Bach has proved a lasting source of inspiration to the jazz world, nudging Keith Jarrett to make classical recordings of the composer’s Goldberg Variations and Well-Tempered Clavier, and Claude Bolling to create the pulsating piano solo Bach to Swing. David Rees-Williams and his Trio have communed with Bach’s music for almost three decades, absorbing elements of his style into their work and exploring the oceanic expanse of the composer’s imagination.

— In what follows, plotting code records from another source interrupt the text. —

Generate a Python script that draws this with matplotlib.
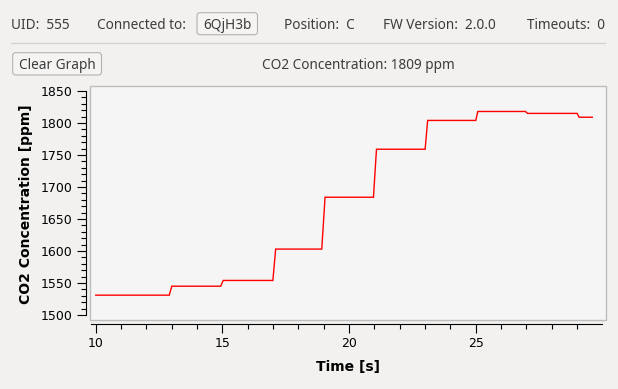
import matplotlib
matplotlib.use('Agg')
import matplotlib.pyplot as plt
from matplotlib.patches import FancyBboxPatch, Rectangle
from matplotlib.ticker import FixedLocator

# ---- data ----
time_s = [10.0, 12.90, 13.00, 14.93, 15.03, 16.99, 17.10, 18.92, 19.05,
          20.96, 21.08, 23.00, 23.10, 25.00, 25.08, 26.96, 27.04, 29.00,
          29.08, 29.60]
co2_ppm = [1531, 1531, 1545, 1545, 1554, 1554, 1603, 1603, 1684, 1684,
           1759, 1759, 1804, 1804, 1818, 1818, 1815, 1815, 1809, 1809]
x_major = [10, 15, 20, 25]
x_minor = list(range(10, 30))
y_major = [1500, 1550, 1600, 1650, 1700, 1750, 1800, 1850]
y_minor = list(range(1500, 1851, 10))

uid = "555"
connected_to = "6QjH3b"
position = "C"
fw_version = "2.0.0"
timeouts = "0"
current_ppm = 1809

W, H = 618, 389
BG = '#f2f1f0'
TXT = '#3c3c3c'
UI_FONT = ['Noto Sans', 'DejaVu Sans']

fig = plt.figure(figsize=(W / 100, H / 100), dpi=100, facecolor=BG)

# pixel-coordinate overlay for the UI part
bg = fig.add_axes([0, 0, 1, 1])
bg.set_xlim(0, W)
bg.set_ylim(H, 0)
bg.axis('off')


def button(x0, y0, x1, y1, label, baseline):
    p = FancyBboxPatch((x0, y0), x1 - x0, y1 - y0,
                       boxstyle='round,pad=0,rounding_size=3',
                       facecolor='#f5f4f3', edgecolor='#b4b2ad', lw=0.8)
    bg.add_patch(p)
    bg.text((x0 + x1) / 2, baseline, label, ha='center', va='baseline',
            fontsize=9.8, color=TXT, family=UI_FONT)


top_base = 29
bg.text(11, top_base, f"UID:  {uid}", ha='left', va='baseline', fontsize=9.8,
        color=TXT, family=UI_FONT)
bg.text(97, top_base, "Connected to:", ha='left', va='baseline', fontsize=9.8,
        color=TXT, family=UI_FONT)
button(197, 12.7, 257.5, 34.7, connected_to, top_base)
bg.text(284, top_base, f"Position:  {position}", ha='left', va='baseline',
        fontsize=9.8, color=TXT, family=UI_FONT)
bg.text(383, top_base, f"FW Version:  {fw_version}", ha='left', va='baseline',
        fontsize=9.8, color=TXT, family=UI_FONT)
bg.text(605, top_base, f"Timeouts:  {timeouts}", ha='right', va='baseline',
        fontsize=9.8, color=TXT, family=UI_FONT)
bg.plot([11, 605], [42.5, 42.5], color='#d2d1ce', lw=0.9)

button(12.7, 52.7, 101.5, 75, "Clear Graph", 68.5)
bg.text(358, 68.5, f"CO2 Concentration: {current_ppm} ppm", ha='center',
        va='baseline', fontsize=9.8, color=TXT, family=UI_FONT)

# ---- the plot ----
ax = fig.add_axes([90 / W, (H - 320) / H, 516 / W, 234 / H])
ax.set_facecolor('#f5f5f5')
ax.plot(time_s, co2_ppm, color='#ff0000', lw=1.0, solid_joinstyle='miter')
ax.set_xlim(9.771, 30.14)
ax.set_ylim(1492.2, 1857.8)
for s in ['top', 'right']:
    ax.spines[s].set_visible(False)
for s in ['left', 'bottom']:
    ax.spines[s].set_position(('outward', 4 * 0.72))
    ax.spines[s].set_linewidth(0.8)
    ax.spines[s].set_color('black')
ax.spines['left'].set_bounds(1500, 1850)
ax.spines['bottom'].set_bounds(9.81, 29.98)
ax.add_patch(Rectangle((0, 0), 1, 1, transform=ax.transAxes, fill=False,
                       edgecolor='#bdbdbd', lw=1.0, clip_on=False))

ax.xaxis.set_major_locator(FixedLocator(x_major))
ax.xaxis.set_minor_locator(FixedLocator(x_minor))
ax.yaxis.set_major_locator(FixedLocator(y_major))
ax.yaxis.set_minor_locator(FixedLocator(y_minor))
ax.set_xticklabels([str(v) for v in x_major])
ax.set_yticklabels([str(v) for v in y_major])
ax.tick_params(which='major', length=6.5, width=0.8, direction='out',
               pad=3, labelsize=9, colors='black')
ax.tick_params(which='minor', length=3.6, width=0.8, direction='out')
for lab in ax.get_xticklabels() + ax.get_yticklabels():
    lab.set_family('DejaVu Sans')

bg.text(26, 203.7, "CO2 Concentration [ppm]", rotation=90, ha='center',
        va='center', fontsize=10, fontweight='bold', color='black',
        family='DejaVu Sans')
bg.text(348, 367, "Time [s]", ha='center', va='center', fontsize=10,
        fontweight='bold', color='black', family='DejaVu Sans')

fig.savefig('out.png', dpi=100, facecolor=BG)
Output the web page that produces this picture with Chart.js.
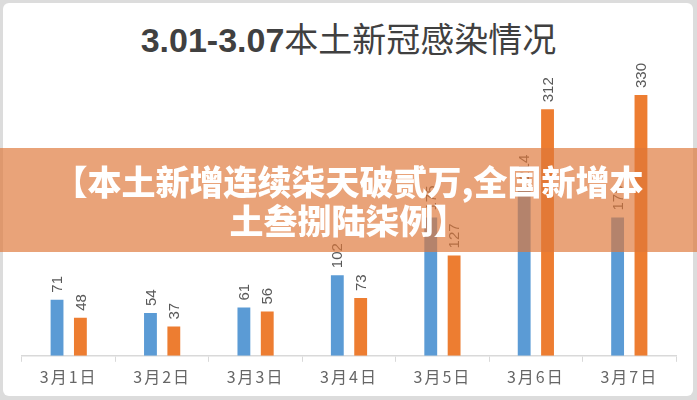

The DRW Trio’s Bach calls to mind what the poet John Keats termed negative capability, ‘that is when [one] is capable of being in uncertainties, mysteries, doubts, without any irritable reaching after fact and reason’. Each piece, whether joyful or mysterious, contemplative or boisterous, emerges naturally from one of Bach’s original themes, the immediate outcome of lived experience, with all the unforced spiritual insights and conscious illuminations that come with deep immersion in the composer’s musical rhetoric. These are expansive responses to Bach, full of heart and hope, the opposite to all things narrow and mean of spirit.
Considerations of the romantic and mysterious in Bach will vary according to the performer’s intentions and the listener’s perspective; what sounds ‘authentic’ to some will strike others as dust dry and lifeless. David Rees-Williams’ interpretations evoke the spirit of spontaneity that shaped Baroque improvisation, reclaiming the old borderlands between performance and composition that Bach, his teachers and his pupils would have known. The DRW Trio’s harmonies echo the clear I- IV-V-I chord progressions set by Bach at the opening of so many of his compositions and emulate the subtle nuances of their transformation over a work’s course: ambiguity and uncertainty gradually emerge here as the only certain ground beneath our feet, part of the universal order rather than something other; likewise, Rees-Williams disrupts a melody’s course with a wholly unexpected scale passage, a spicy dissonance or sudden rhythmic kick, directing the creative mind’s light, shade and colour to flow freely in the present moment, to bypass the reducing filters of compositional rulebooks and conceptual thought in pursuit of the inmost truths of Bach’s music. ‘I require you only to look,’ wrote St Teresa of Ávila. And Bach requires you only to listen.